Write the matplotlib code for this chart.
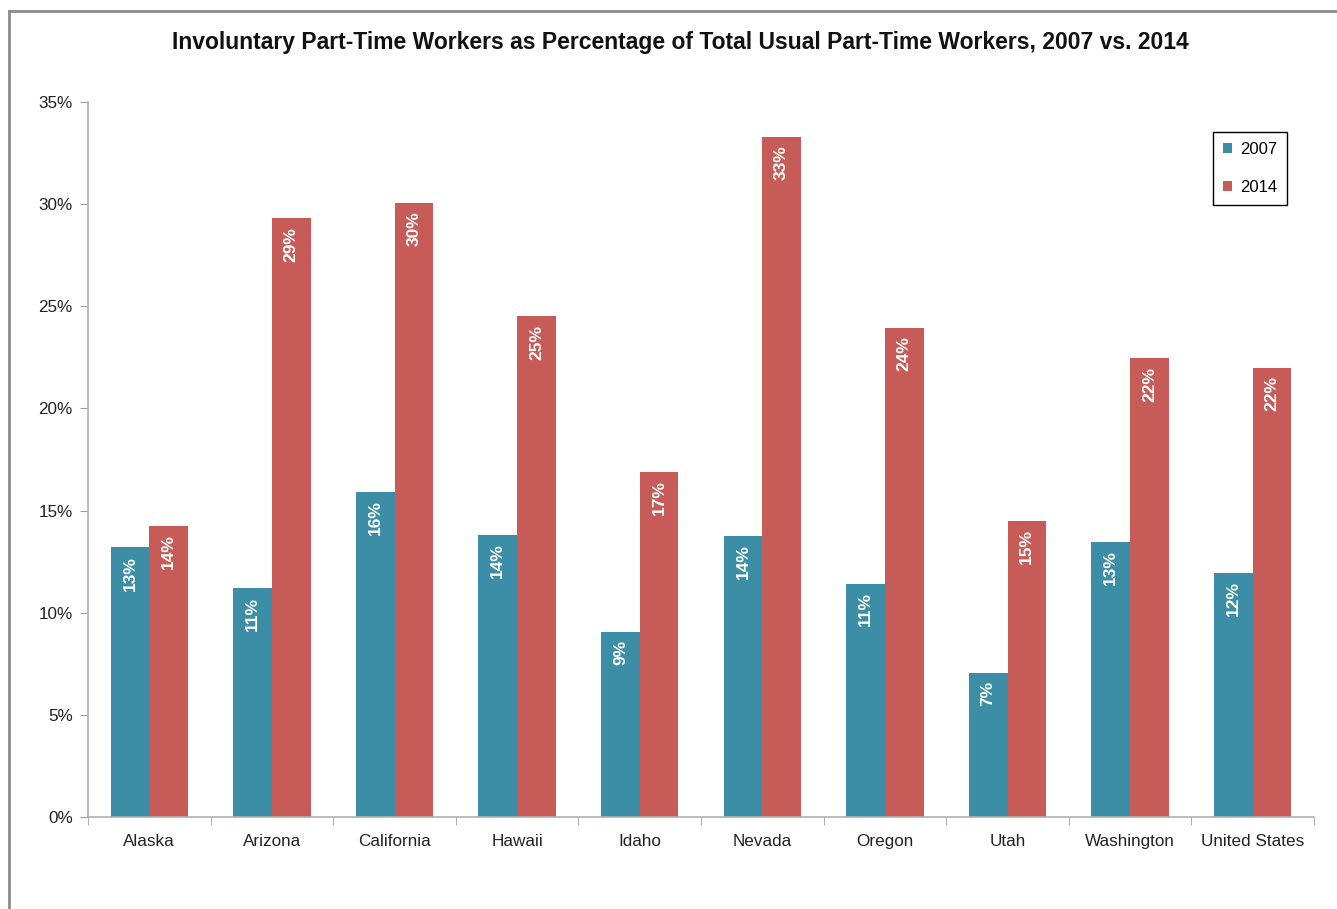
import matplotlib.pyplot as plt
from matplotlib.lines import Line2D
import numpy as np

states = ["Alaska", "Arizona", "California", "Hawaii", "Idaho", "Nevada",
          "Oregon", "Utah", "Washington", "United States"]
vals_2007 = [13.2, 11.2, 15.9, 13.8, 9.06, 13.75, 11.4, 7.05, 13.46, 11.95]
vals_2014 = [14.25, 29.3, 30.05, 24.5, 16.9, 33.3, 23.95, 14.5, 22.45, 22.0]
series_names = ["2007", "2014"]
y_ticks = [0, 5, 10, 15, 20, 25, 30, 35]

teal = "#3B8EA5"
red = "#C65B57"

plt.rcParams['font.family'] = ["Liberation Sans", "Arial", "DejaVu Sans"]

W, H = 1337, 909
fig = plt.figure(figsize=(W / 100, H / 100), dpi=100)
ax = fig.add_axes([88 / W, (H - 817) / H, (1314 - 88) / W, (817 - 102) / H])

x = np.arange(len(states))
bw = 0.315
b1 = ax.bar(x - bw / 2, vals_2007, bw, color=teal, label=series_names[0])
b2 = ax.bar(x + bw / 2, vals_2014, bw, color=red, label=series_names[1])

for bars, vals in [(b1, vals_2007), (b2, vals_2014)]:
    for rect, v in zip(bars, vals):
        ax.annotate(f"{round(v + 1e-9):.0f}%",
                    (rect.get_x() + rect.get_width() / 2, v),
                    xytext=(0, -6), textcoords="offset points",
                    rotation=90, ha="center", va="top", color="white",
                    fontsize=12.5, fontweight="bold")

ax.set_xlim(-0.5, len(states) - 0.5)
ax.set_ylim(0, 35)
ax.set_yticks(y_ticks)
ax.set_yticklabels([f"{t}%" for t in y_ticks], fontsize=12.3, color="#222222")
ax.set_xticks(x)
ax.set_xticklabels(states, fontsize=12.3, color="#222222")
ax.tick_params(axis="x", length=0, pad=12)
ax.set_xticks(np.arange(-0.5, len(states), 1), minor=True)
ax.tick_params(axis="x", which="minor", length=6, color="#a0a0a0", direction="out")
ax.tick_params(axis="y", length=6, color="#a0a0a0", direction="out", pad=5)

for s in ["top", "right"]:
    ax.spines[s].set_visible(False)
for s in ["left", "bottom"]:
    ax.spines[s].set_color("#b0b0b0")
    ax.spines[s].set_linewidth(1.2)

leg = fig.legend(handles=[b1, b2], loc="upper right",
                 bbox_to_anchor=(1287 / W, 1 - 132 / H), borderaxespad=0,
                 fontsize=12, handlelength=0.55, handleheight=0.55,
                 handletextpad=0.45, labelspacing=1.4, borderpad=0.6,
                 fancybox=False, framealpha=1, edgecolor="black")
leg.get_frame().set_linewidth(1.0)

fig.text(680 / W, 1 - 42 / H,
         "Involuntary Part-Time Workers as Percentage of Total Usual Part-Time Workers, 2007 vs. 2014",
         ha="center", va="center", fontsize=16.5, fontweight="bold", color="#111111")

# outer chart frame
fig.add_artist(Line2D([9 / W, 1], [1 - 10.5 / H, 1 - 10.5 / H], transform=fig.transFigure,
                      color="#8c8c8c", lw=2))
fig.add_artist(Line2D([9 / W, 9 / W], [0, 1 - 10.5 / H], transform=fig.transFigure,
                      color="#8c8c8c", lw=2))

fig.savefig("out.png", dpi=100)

- _Task prompt_
Repeat, exactly and in full, each line from the start of the data to the line that contains "leg.get_frame().set_linewidth(1.0)". Pictures do not go in.

- _Written response_
Write the matplotlib code for this chart.
import matplotlib.pyplot as plt
from matplotlib.lines import Line2D
import numpy as np

states = ["Alaska", "Arizona", "California", "Hawaii", "Idaho", "Nevada",
          "Oregon", "Utah", "Washington", "United States"]
vals_2007 = [13.2, 11.2, 15.9, 13.8, 9.06, 13.75, 11.4, 7.05, 13.46, 11.95]
vals_2014 = [14.25, 29.3, 30.05, 24.5, 16.9, 33.3, 23.95, 14.5, 22.45, 22.0]
series_names = ["2007", "2014"]
y_ticks = [0, 5, 10, 15, 20, 25, 30, 35]

teal = "#3B8EA5"
red = "#C65B57"

plt.rcParams['font.family'] = ["Liberation Sans", "Arial", "DejaVu Sans"]

W, H = 1337, 909
fig = plt.figure(figsize=(W / 100, H / 100), dpi=100)
ax = fig.add_axes([88 / W, (H - 817) / H, (1314 - 88) / W, (817 - 102) / H])

x = np.arange(len(states))
bw = 0.315
b1 = ax.bar(x - bw / 2, vals_2007, bw, color=teal, label=series_names[0])
b2 = ax.bar(x + bw / 2, vals_2014, bw, color=red, label=series_names[1])

for bars, vals in [(b1, vals_2007), (b2, vals_2014)]:
    for rect, v in zip(bars, vals):
        ax.annotate(f"{round(v + 1e-9):.0f}%",
                    (rect.get_x() + rect.get_width() / 2, v),
                    xytext=(0, -6), textcoords="offset points",
                    rotation=90, ha="center", va="top", color="white",
                    fontsize=12.5, fontweight="bold")

ax.set_xlim(-0.5, len(states) - 0.5)
ax.set_ylim(0, 35)
ax.set_yticks(y_ticks)
ax.set_yticklabels([f"{t}%" for t in y_ticks], fontsize=12.3, color="#222222")
ax.set_xticks(x)
ax.set_xticklabels(states, fontsize=12.3, color="#222222")
ax.tick_params(axis="x", length=0, pad=12)
ax.set_xticks(np.arange(-0.5, len(states), 1), minor=True)
ax.tick_params(axis="x", which="minor", length=6, color="#a0a0a0", direction="out")
ax.tick_params(axis="y", length=6, color="#a0a0a0", direction="out", pad=5)

for s in ["top", "right"]:
    ax.spines[s].set_visible(False)
for s in ["left", "bottom"]:
    ax.spines[s].set_color("#b0b0b0")
    ax.spines[s].set_linewidth(1.2)

leg = fig.legend(handles=[b1, b2], loc="upper right",
                 bbox_to_anchor=(1287 / W, 1 - 132 / H), borderaxespad=0,
                 fontsize=12, handlelength=0.55, handleheight=0.55,
                 handletextpad=0.45, labelspacing=1.4, borderpad=0.6,
                 fancybox=False, framealpha=1, edgecolor="black")
leg.get_frame().set_linewidth(1.0)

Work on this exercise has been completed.